How to: Forgive cheating

To get the #NakedTruth on working past cheating, Loop sat down with Pastor Gabriel Charles, an ordained Minister and a trained Leader.

Still in keeping with the topic of 'Relationships', Loop sought to deal with the white elephant in the room. Where others rather hide cheating or laugh at ‘de horner man crying’ while the wifey cries herself to bed at night over secret texts from ‘de side gyal’, Loop got the pastor to address infidelity and provide some guidance.

For those people who are together but one person has cheated in the past, pastor Charles had some words for both parties.

He said:

“The individual who cheated must admit it and be sorry for it. It is critical to ask forgiveness. The cheater must see the level of hurt caused and where possible answer as many questions as possible which their partner might have. The cheater must be patient with their partner and allow them to process the pain caused in their own time, instead of trying to force them to.

“The wronged partner should grieve his/her hurt and express how he/she honestly feels. This partner should also be willing to forgive and bring resolution. Together they should seek the help of a counselor to help them work it through.”

Charles reminded that when in a relationship, no one can make the tough decisions for you. So, recognising that some people cannot easily overcome the hurt of discovering that their partner has stepped out on them, he advised:

“If the wronged party cannot get through this easily they should seek a period of separation to reflect in their own space.

“The partner who is not over the infidelity may want to be isolated from his/her spouse. He/she may be angry and sad. They may also be suspicious and ask a lot of questions. These behaviors should be met with understanding.”

With many people in movies always tossing out the question, ‘Can we still be friends?’ after a breakup, he also dispelled the myth that counsellors are miracle workers or magicians.
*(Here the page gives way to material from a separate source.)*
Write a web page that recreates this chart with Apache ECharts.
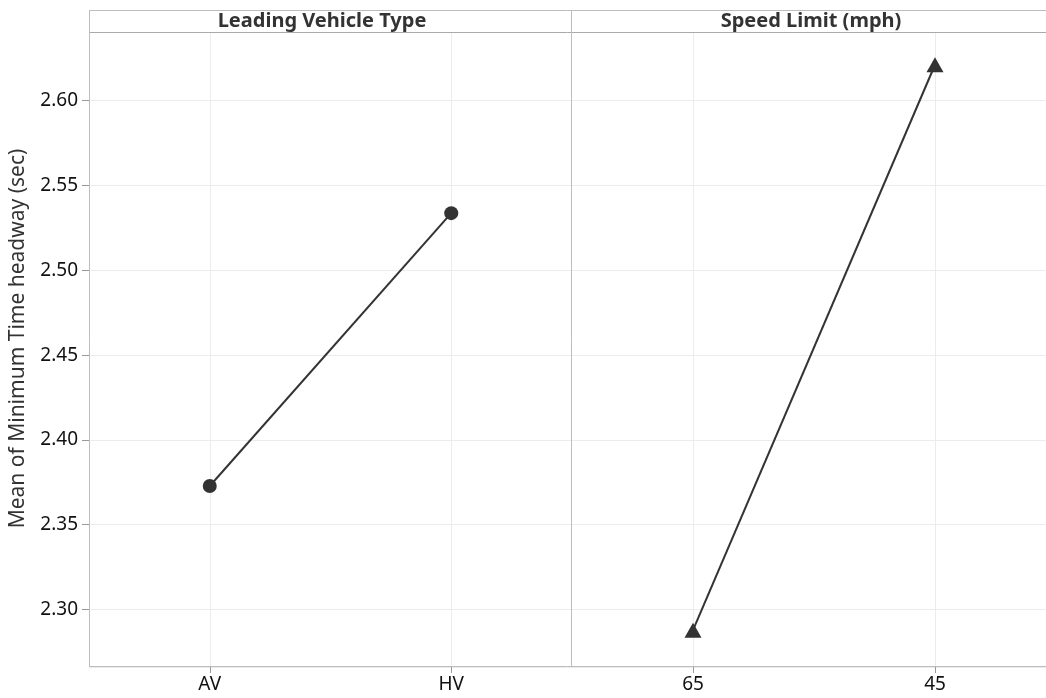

If the hurt is too much to get past and the relationship ends, he said, “Counsellors cannot guarantee an amicable separation, that is up to the couple. The counsellor can only help them process their pain and anger so that the parting is as peaceful as possible.”


As a man of God, pastor Charles also left a biblical Word with couples. He highlighted two scriptures.

“Ephesians 5:25 - Husbands love your wives even as Christ loved the church and gave Himself for it.

“Genesis 2: 23-25 - This is now bone of my bone and flesh of my flesh . . .therefore shall a man leave his father and mother and cleave unto his wife and they shall be one flesh . . .and they were both naked, the man and his wife and were not ashamed.

“These scriptures would help couples to see that they are partners on the same team.”

And to those who have been hurt and are scared to get back on the relationship bicycle fearing a repeat episode, he gently explained, “That person should tread cautiously, seek God's guidance and realize that life is all about second chances.”

Pastor Charles has been married 32 years, counselling for eight years and he was trained at the Haggai Institute in Maui, Hawaii.